İstanbul’da bir sabah düşünün.Galata Kulesi sisin içinden zar zor seçiliyor, boğazda martılar kahve kokusuna karışan bir fon sesi gibi… Ve bir yerde, küçük bir atölyede, normalde çöpe gidecek birkaç kahve kapsülü, elinde kalem olan bir sanatçının masasının üzerinde yeni bir hikâyeye hazırlanıyor.

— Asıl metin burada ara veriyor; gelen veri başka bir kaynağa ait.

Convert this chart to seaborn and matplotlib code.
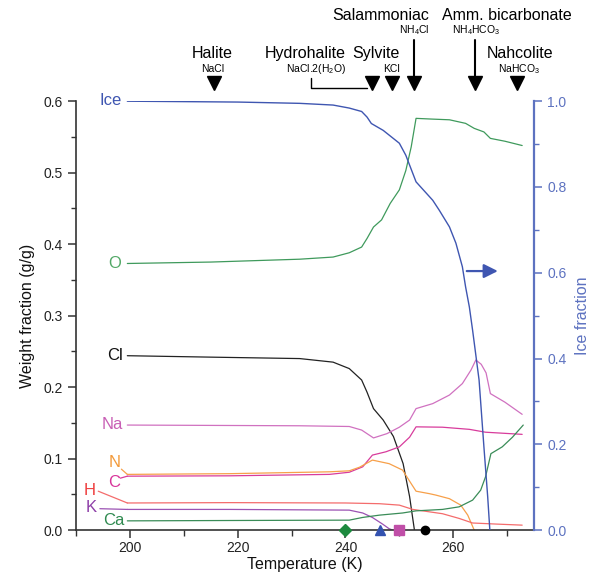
import matplotlib
matplotlib.use("Agg")
import matplotlib.pyplot as plt
from matplotlib.ticker import MultipleLocator, FormatStrFormatter
import seaborn as sns

# curves, temperature in K
temp_ice = [199.5, 210, 220, 231.5, 237.7, 240.7, 243, 244, 244.8, 247, 248.9, 250, 251.2, 253.1,
            256.2, 257.4, 259.3, 260.5, 261.7, 262.3, 263, 263.6, 264.8, 265.7, 266.4, 266.8]
ice_frac = [1.0, 0.999, 0.998, 0.995, 0.991, 0.984, 0.976, 0.963, 0.948, 0.932, 0.913, 0.902, 0.874, 0.812,
            0.769, 0.746, 0.707, 0.669, 0.614, 0.567, 0.52, 0.466, 0.35, 0.194, 0.078, 0.0]

temp_o = [199.5, 215, 231.5, 237.7, 240.7, 243, 244, 245.2, 246.7, 248.3, 250, 251.2, 252.2, 253.1,
          256, 259.3, 262.3, 263.9, 265.7, 266.9, 269.6, 272.8]
wf_o = [0.373, 0.375, 0.379, 0.382, 0.388, 0.396, 0.408, 0.424, 0.434, 0.457, 0.476, 0.503, 0.536, 0.576,
        0.575, 0.574, 0.569, 0.562, 0.557, 0.548, 0.544, 0.538]

temp_cl = [199.5, 215, 231.5, 237.7, 240.7, 243, 244, 245.2, 247, 248.9, 250.7, 251.9, 252.8]
wf_cl = [0.244, 0.242, 0.240, 0.235, 0.226, 0.21, 0.193, 0.170, 0.154, 0.131, 0.093, 0.047, 0.0]

temp_na = [199.5, 231.5, 240.7, 243, 245.2, 247.7, 250, 251.9, 253.1, 256.2, 259.3, 261.7, 263.3,
           264.2, 265.2, 266.1, 266.9, 269.6, 272.8]
wf_na = [0.147, 0.146, 0.145, 0.14, 0.129, 0.135, 0.144, 0.154, 0.170, 0.177, 0.189, 0.205, 0.224,
         0.238, 0.232, 0.22, 0.191, 0.179, 0.162]

temp_c = [199.5, 218.5, 237, 240.7, 243.2, 245, 247.5, 250, 251.9, 253.1, 258, 263, 266, 272.8]
wf_c = [0.0755, 0.076, 0.078, 0.081, 0.0886, 0.105, 0.1096, 0.1165, 0.130, 0.1445, 0.144, 0.141, 0.137, 0.134]

temp_n = [199.5, 218.5, 237, 240.7, 242.6, 245, 248.1, 250.6, 252.2, 253.1, 255.6, 256.8, 259.3,
          261.4, 262.7, 263.9]
wf_n = [0.078, 0.079, 0.0816, 0.083, 0.088, 0.098, 0.093, 0.084, 0.065, 0.0545, 0.051, 0.049, 0.044,
        0.035, 0.021, 0.0]

temp_h = [199.5, 218.5, 240, 246.3, 250, 252.5, 255.6, 258, 261.1, 263.6, 268, 272.8]
wf_h = [0.038, 0.0385, 0.038, 0.037, 0.035, 0.029, 0.0256, 0.023, 0.0164, 0.010, 0.0085, 0.007]

temp_k = [199.5, 218.5, 240.7, 243.2, 245, 246.9, 248.1, 248.8]
wf_k = [0.029, 0.029, 0.028, 0.024, 0.0177, 0.0084, 0.002, 0.0]

temp_ca = [199.5, 218.5, 240.7, 243.2, 246.3, 250.6, 253.1, 258, 261.1, 263.6, 265.1, 266, 267, 269.1,
           271, 273]
wf_ca = [0.013, 0.0135, 0.014, 0.0178, 0.021, 0.024, 0.027, 0.029, 0.0326, 0.042, 0.056, 0.0746, 0.107,
         0.1165, 0.130, 0.147]

# minerals marked above the plot
mineral_names = ["Halite", "Hydrohalite", "Sylvite", "Salammoniac", "Amm. bicarbonate", "Nahcolite"]
mineral_formulas = ["NaCl", r"NaCl.2(H$_2$O)", "KCl", r"NH$_4$Cl", r"NH$_4$HCO$_3$", r"NaHCO$_3$"]
mineral_temps = [215.5, 244.9, 248.6, 252.8, 264.0, 271.9]

# markers on the temperature axis
marker_temps = [240, 246.5, 250, 254.8]

ICE_BLUE = "#3f56b1"
AXIS_BLUE = "#5d72c0"

sns.set_theme(style="ticks")
plt.rcParams["font.family"] = ["Liberation Sans", "DejaVu Sans"]
plt.rcParams["mathtext.fontset"] = "custom"
plt.rcParams["mathtext.rm"] = "Liberation Sans"
plt.rcParams["mathtext.it"] = "Liberation Sans:italic"

fig, ax = plt.subplots(figsize=(5.95, 5.75), dpi=100)
fig.subplots_adjust(left=0.128, right=0.8975, bottom=0.078, top=0.824)
ax2 = ax.twinx()

species = [
    ("O", temp_o, wf_o, "#3f9a5c", "#52a866"),
    ("Cl", temp_cl, wf_cl, "#222222", "#111111"),
    ("Na", temp_na, wf_na, "#d071c0", "#c85fb5"),
    ("C", temp_c, wf_c, "#d83c9c", "#d8349a"),
    ("N", temp_n, wf_n, "#f7a04a", "#f39a3a"),
    ("H", temp_h, wf_h, "#f46c6c", "#ee3d3d"),
    ("K", temp_k, wf_k, "#9b52b3", "#8e3fa8"),
    ("Ca", temp_ca, wf_ca, "#3a8c58", "#2f8a50"),
]
for name, t, w, col, _ in species:
    sns.lineplot(x=t, y=w, ax=ax, color=col, lw=0.9, estimator=None, sort=False)

sns.lineplot(x=temp_ice, y=ice_frac, ax=ax2, color=ICE_BLUE, lw=1.0, estimator=None, sort=False)

# curve labels at the left end
label_pos = {
    "O": (198.4, 0.3734), "Cl": (198.7, 0.244), "Na": (198.7, 0.148),
    "N": (198.3, 0.0944), "C": (198.1, 0.0664), "H": (193.7, 0.0552),
    "K": (193.9, 0.0315), "Ca": (198.9, 0.0140),
}
for name, t, w, col, lab_col in species:
    x, y = label_pos[name]
    ax.text(x, y, name, color=lab_col, fontsize=12, ha="right", va="center")
ax.text(198.4, 0.6005, "Ice", color=ICE_BLUE, fontsize=12, ha="right", va="center")

# leader lines for the crowded labels
leaders = [
    ("N", (198.4, 0.0853), (199.5, 0.078)),
    ("C", (198.2, 0.0727), (199.5, 0.0755)),
    ("H", (194.1, 0.0545), (199.5, 0.038)),
    ("K", (194.4, 0.0300), (199.5, 0.029)),
]
lead_col = {s[0]: s[3] for s in species}
for name, p0, p1 in leaders:
    ax.plot([p0[0], p1[0]], [p0[1], p1[1]], color=lead_col[name], lw=0.9)

# ice fraction arrow
ax2.annotate("", xy=(268.8, 0.604), xytext=(262.0, 0.604),
             arrowprops=dict(arrowstyle="-|>,head_length=0.6,head_width=0.3", color=ICE_BLUE, lw=1.6,
                             mutation_scale=14))

# markers on the x axis
mk_style = [("D", "#1d8a3e", 6), ("^", "#3352b0", 7.5), ("s", "#c04fa8", 6.5), ("o", "black", 6)]
for t, (m, c, s) in zip(marker_temps, mk_style):
    ax.plot(t, 0, marker=m, color=c, ms=s, clip_on=False, zorder=5, ls="none")

# minerals above the axes
trans = ax.get_xaxis_transform()
tri_y = 1.043
for name, formula, t in zip(mineral_names, mineral_formulas, mineral_temps):
    ax.plot(t, tri_y, marker="v", color="black", ms=10, transform=trans, clip_on=False)

name_pos = {
    "Halite": (215.3, 1.112, 215.3, 1.0746),
    "Hydrohalite": (232.6, 1.112, 234.6, 1.0746),
    "Sylvite": (245.7, 1.112, 248.6, 1.0746),
    "Salammoniac": (246.6, 1.2005, 252.8, 1.1655),
    "Amm. bicarbonate": (270.0, 1.2005, 264.2, 1.1655),
    "Nahcolite": (272.5, 1.112, 272.2, 1.0746),
}
for name, formula in zip(mineral_names, mineral_formulas):
    xn, yn, xf, yf = name_pos[name]
    ax.text(xn, yn, name, transform=trans, ha="center", va="center", fontsize=11.5, color="black")
    ax.text(xf, yf, formula, transform=trans, ha="center", va="center", fontsize=7.5, color="black")

# arrow shafts for salammoniac and ammonium bicarbonate
for t in mineral_temps[3:5]:
    ax.plot([t, t], [1.142, 1.05], color="black", lw=1.5, transform=trans, clip_on=False)

# hydrohalite bracket
ax.plot([233.6, 233.6, 244.0], [1.054, 1.030, 1.030], color="black", lw=1.0,
        transform=trans, clip_on=False)

# axes styling
ax.set_xlim(190, 275)
ax.set_ylim(0, 0.6)
ax2.set_ylim(0, 1.0)

ax.xaxis.set_major_locator(MultipleLocator(20))
ax.xaxis.set_minor_locator(MultipleLocator(10))
ax.set_xticks([200, 220, 240, 260])
ax.yaxis.set_major_locator(MultipleLocator(0.1))
ax.yaxis.set_minor_locator(MultipleLocator(0.05))
ax.yaxis.set_major_formatter(FormatStrFormatter("%.1f"))
ax2.yaxis.set_major_locator(MultipleLocator(0.2))
ax2.yaxis.set_minor_locator(MultipleLocator(0.1))
ax2.yaxis.set_major_formatter(FormatStrFormatter("%.1f"))

for a in (ax, ax2):
    a.spines["top"].set_visible(False)
ax.spines["right"].set_visible(False)
ax2.spines["left"].set_visible(False)
ax2.spines["bottom"].set_visible(False)
ax.spines["left"].set_color("#333333")
ax.spines["bottom"].set_color("#333333")
ax.spines["left"].set_linewidth(1.2)
ax.spines["bottom"].set_linewidth(1.2)
ax2.spines["right"].set_color(AXIS_BLUE)
ax2.spines["right"].set_linewidth(1.6)

ax.tick_params(axis="both", which="major", length=6, width=1.1, color="#333333",
               labelsize=10, labelcolor="#222222")
ax.tick_params(axis="both", which="minor", length=3.5, width=1.0, color="#333333")
ax.tick_params(axis="x", which="minor", length=4)
ax.tick_params(axis="x", which="major", pad=2)
ax2.tick_params(axis="y", which="major", length=6, width=1.1, color=AXIS_BLUE,
                labelsize=10, labelcolor=AXIS_BLUE)
ax2.tick_params(axis="y", which="minor", length=3.5, width=1.0, color=AXIS_BLUE)

ax.set_xlabel("Temperature (K)", fontsize=11.5, color="#111111", labelpad=1)
ax.set_ylabel("Weight fraction (g/g)", fontsize=11.5, color="#111111", labelpad=6)
ax2.set_ylabel("Ice fraction", fontsize=11.5, color=AXIS_BLUE, labelpad=6)

fig.savefig("out.png", dpi=100)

Sürdürülebilirliği odağına alarak daha iyi bir dünya için çeşitli projelere imza atan Nespresso Türkiye, sanatçı Cem Güventürk ile bir araya gelerek kahve kapsüllerini sanata dönüştürdü. Nespresso Türkiye’nin, sanatçı Cem Güventürk ile yaptığı bu iş birliği sürdürülebilir sanatın şehirle kurduğu bir diyalog aslında.
Çünkü burada sadece kahve kapsülleri geri dönüştürülmüyor; İstanbul’un hafızası, kahve kültürünün kökleri ve geleceğe dair bir umut duygusu da yeniden şekilleniyor.

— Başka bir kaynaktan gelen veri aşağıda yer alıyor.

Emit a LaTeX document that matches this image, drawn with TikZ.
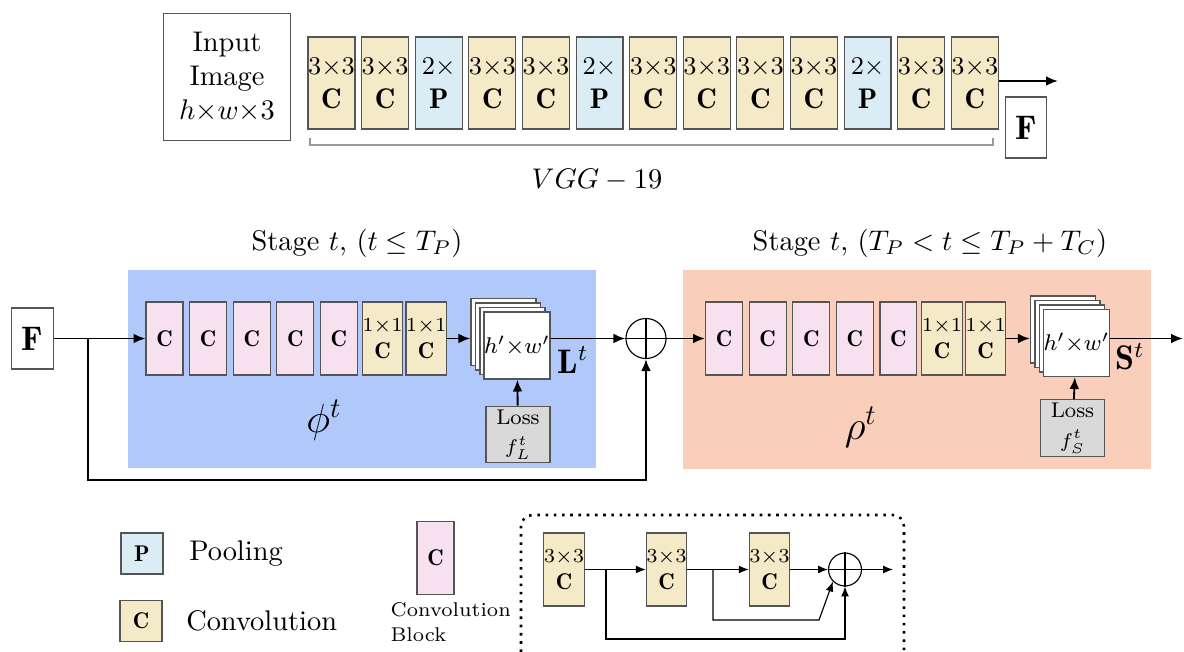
\documentclass[tikz,border=0pt]{standalone}
\usepackage{amsmath,amssymb}
\usepackage{fontspec}
\usetikzlibrary{positioning,arrows.meta}
\definecolor{convcol}{HTML}{F5EAC8}
\definecolor{poolcol}{HTML}{DAEDF5}
\definecolor{blockcol}{HTML}{F7E1EF}
\definecolor{bluebg}{HTML}{B0C8FA}
\definecolor{orangebg}{HTML}{F9CFBB}
\definecolor{lossgray}{HTML}{D9D9D9}
\definecolor{edgegray}{HTML}{555555}
\definecolor{bracegray}{HTML}{999999}
\begin{document}
\begin{tikzpicture}[
  x=0.352pt, y=-0.352pt,
  conv/.style={rectangle, draw=edgegray, fill=convcol, minimum width=16.5pt, minimum height=32.4pt, inner sep=0pt, align=center},
  pool/.style={conv, fill=poolcol},
  cblock/.style={rectangle, draw=edgegray, fill=blockcol, minimum width=13pt, minimum height=25.7pt, inner sep=0pt, align=center, font=\footnotesize},
  sconv/.style={cblock, fill=convcol},
  fmap/.style={rectangle, draw=edgegray, fill=white, minimum width=22.9pt, minimum height=23.6pt, inner sep=0pt, font=\footnotesize},
  loss/.style={rectangle, draw=edgegray, fill=lossgray, minimum width=22.5pt, minimum height=20pt, inner sep=0pt, align=center, font=\fontsize{7.5}{10.5}\selectfont},
  feat/.style={rectangle, draw=edgegray, minimum width=14.6pt, minimum height=21.5pt, inner sep=0pt, font=\large},
  sum/.style={circle, draw, minimum size=14.1pt, inner sep=0pt},
  link/.style={-{Latex[length=4.2pt,width=3.4pt]}, line width=0.65pt},
  node distance=18.87pt,
  >={Latex[length=3.5pt,width=2.8pt]}
]
\useasboundingbox (0,0) rectangle (1184,652);

% VGG-19 front end
\node[draw=edgegray, minimum size=45pt, align=center] (img) at (227,77) {Input\\Image\\$h{\times}w{\times}3$};
\node[conv] (c1) at (331.5,83) {{\small$3{\times}3$}\\$\mathbf{C}$};
\node[conv, right of=c1] (c2) {{\small$3{\times}3$}\\$\mathbf{C}$};
\node[pool, right of=c2] (p1) {{\small$2{\times}$}\\$\mathbf{P}$};
\node[conv, right of=p1] (c3) {{\small$3{\times}3$}\\$\mathbf{C}$};
\node[conv, right of=c3] (c4) {{\small$3{\times}3$}\\$\mathbf{C}$};
\node[pool, right of=c4] (p2) {{\small$2{\times}$}\\$\mathbf{P}$};
\node[conv, right of=p2] (c5) {{\small$3{\times}3$}\\$\mathbf{C}$};
\node[conv, right of=c5] (c6) {{\small$3{\times}3$}\\$\mathbf{C}$};
\node[conv, right of=c6] (c7) {{\small$3{\times}3$}\\$\mathbf{C}$};
\node[conv, right of=c7] (c8) {{\small$3{\times}3$}\\$\mathbf{C}$};
\node[pool, right of=c8] (p3) {{\small$2{\times}$}\\$\mathbf{P}$};
\node[conv, right of=p3] (c9) {{\small$3{\times}3$}\\$\mathbf{C}$};
\node[conv, right of=c9] (c10) {{\small$3{\times}3$}\\$\mathbf{C}$};
\coordinate (vggout) at (1058,81);
\draw[link] (c10.east |- vggout) -- (vggout);
\node[feat] (ftop) at (1026,127.5) {$\mathbf{F}$};
\draw[bracegray] (310,138) -- (310,145) -- (993,145) -- (993,138);
\node (vgg) at (597,180) {$VGG-19$};

% two stages
\fill[bluebg] (128,270) rectangle (596,468);
\fill[orangebg] (683,270) rectangle (1151,469);
\node (stageP) at (357,243) {Stage $t$, $(t\leq T_P)$};
\node (stageC) at (930,243) {Stage $t$, $(T_P<t\leq T_P+T_C)$};

\node[feat] (fin) at (32.5,338.5) {$\mathbf{F}$};
\begin{scope}[node distance=15.35pt]
\node[cblock] (a1) at (164.5,338.5) {$\mathbf{C}$};
\node[cblock, right of=a1] (a2) {$\mathbf{C}$};
\node[cblock, right of=a2] (a3) {$\mathbf{C}$};
\node[cblock, right of=a3] (a4) {$\mathbf{C}$};
\node[cblock, right of=a4] (a5) {$\mathbf{C}$};
\node[sconv, right of=a5] (a6) {{\scriptsize$1{\times}1$}\\$\mathbf{C}$};
\node[sconv, right of=a6] (a7) {{\scriptsize$1{\times}1$}\\$\mathbf{C}$};
\node[cblock] (b1) at (724,338.5) {$\mathbf{C}$};
\node[cblock, right of=b1] (b2) {$\mathbf{C}$};
\node[cblock, right of=b2] (b3) {$\mathbf{C}$};
\node[cblock, right of=b3] (b4) {$\mathbf{C}$};
\node[cblock, right of=b4] (b5) {$\mathbf{C}$};
\node[sconv, right of=b5] (b6) {{\scriptsize$1{\times}1$}\\$\mathbf{C}$};
\node[sconv, right of=b6] (b7) {{\scriptsize$1{\times}1$}\\$\mathbf{C}$};
\end{scope}

\node[fmap] (sl3) at (503.5,332) {};
\node[fmap] (sl2) at (508,336.5) {};
\node[fmap] (sl1) at (512.5,341) {};
\node[fmap] (sl0) at (517,345.5) {$h'{\times}w'$};
\node[loss] (lossL) at (518,434.5) {Loss\\$f_L^t$};
\node[font=\large] (lt) at (573,360) {$\mathbf{L}^t$};
\node[font=\Large] (phi) at (324,420) {$\phi^t$};

\node[fmap] (sr3) at (1063,329.5) {};
\node[fmap] (sr2) at (1067.5,334) {};
\node[fmap] (sr1) at (1072,338.5) {};
\node[fmap] (sr0) at (1076.5,343) {$h'{\times}w'$};
\node[loss] (lossR) at (1072.5,428) {Loss\\$f_S^t$};
\node[font=\large] (st) at (1130,357) {$\mathbf{S}^t$};
\node[font=\Large] (rho) at (861,427) {$\rho^t$};

\node[sum] (sum) at (646,338.5) {};
\draw (sum.north) -- (sum.south) (sum.west) -- (sum.east);

\coordinate (split) at (88,338.5);
\coordinate (skip) at (88,480);
\coordinate (outS) at (1183,338.5);
\draw[link] (fin) -- (a1);
\draw[link] (split) -- (skip) -| (sum);
\draw[link] (a7) -- (a7 -| sl3.west);
\draw[link] (sl0.east |- sum) -- (sum);
\draw[link] (lossL) -- (sl0);
\draw[link] (sum) -- (b1);
\draw[link] (b7) -- (b7 -| sr3.west);
\draw[link] (sr0.east |- sum) -- (outS);
\draw[link] (lossR) -- (sr0);

% legend
\node[draw=edgegray, fill=poolcol, minimum width=14.8pt, minimum height=14.4pt, inner sep=0pt, font=\footnotesize] (legP) at (142,553.5) {$\mathbf{P}$};
\node[right=5.5pt of legP] (legPtxt) {Pooling};
\node[draw=edgegray, fill=convcol, minimum width=14.8pt, minimum height=14.4pt, inner sep=0pt, font=\footnotesize] (legC) at (141,621) {$\mathbf{C}$};
\node[right=4.8pt of legC] (legCtxt) {Convolution};
\node[cblock] (legB) at (435.5,558) {$\mathbf{C}$};
\node[anchor=west, inner sep=0pt, align=left, font=\fontsize{7}{8.6}\selectfont] (legBtxt) at (390,622) {Convolution\\Block};

% residual block
\draw[dotted, line width=0.9pt, rounded corners=4pt] (521,652) -- (521,515) -- (904,515) -- (904,652);
\node[sconv] (r1) at (564,569.5) {{\scriptsize$3{\times}3$}\\$\mathbf{C}$};
\node[sconv] (r2) at (666.5,569.5) {{\scriptsize$3{\times}3$}\\$\mathbf{C}$};
\node[sconv] (r3) at (769.5,569.5) {{\scriptsize$3{\times}3$}\\$\mathbf{C}$};
\node[sum, minimum size=11.6pt] (rsum) at (845,569.5) {};
\draw (rsum.north) -- (rsum.south) (rsum.west) -- (rsum.east);
\coordinate (rout) at (893,569.5);
\coordinate (rs1) at (606,569.5);
\coordinate (rs1low) at (606,639);
\coordinate (rs2) at (713,569.5);
\coordinate (rs2low) at (713,620);
\coordinate (rs2bend) at (819,620);
\draw[->] (r1) -- (r2);
\draw[->] (r2) -- (r3);
\draw[->] (r3) -- (rsum);
\draw[->] (rsum) -- (rout);
\draw[->] (rs1) -- (rs1low) -| (rsum);
\draw[->] (rs2) -- (rs2low) -- (rs2bend) -- (rsum.south west);
\end{tikzpicture}
\end{document}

Yüzyıllardır ticaret yollarının kesiştiği bu şehir, kahvenin de kaderini belirleyen yerlerden biri. Dünyanın ilk kahvehanelerine ev sahipliği yapmış, sohbetin, düşüncenin, karşılaşmaların kokusunda hep kahve var olmuş. Bugünse aynı şehirde, sonsuz kez geri dönüştürülebilen kapsüller, Galata Kulesi’ne, Kız Kulesi’ne, iki yakayı birbirine bağlayan köprülere dönüşüyor. Yani bir bakıma, İstanbul’un simgeleri sadece çizilmiyor; alüminyumun döngüselliğiyle birlikte yeniden inşa ediliyor.
Bu noktada bizim için asıl kritik olan şey şu:
Sürdürülebilirlik yalnızca karbon ayak izini azaltmak, atığı yönetmek ya da geri dönüşüm kutularını çoğaltmak değil. Aynı zamanda insanların hayal gücüne dokunmak, şehirle kurdukları bağı güçlendirmek ve dönüşümü estetik bir dille anlatmak.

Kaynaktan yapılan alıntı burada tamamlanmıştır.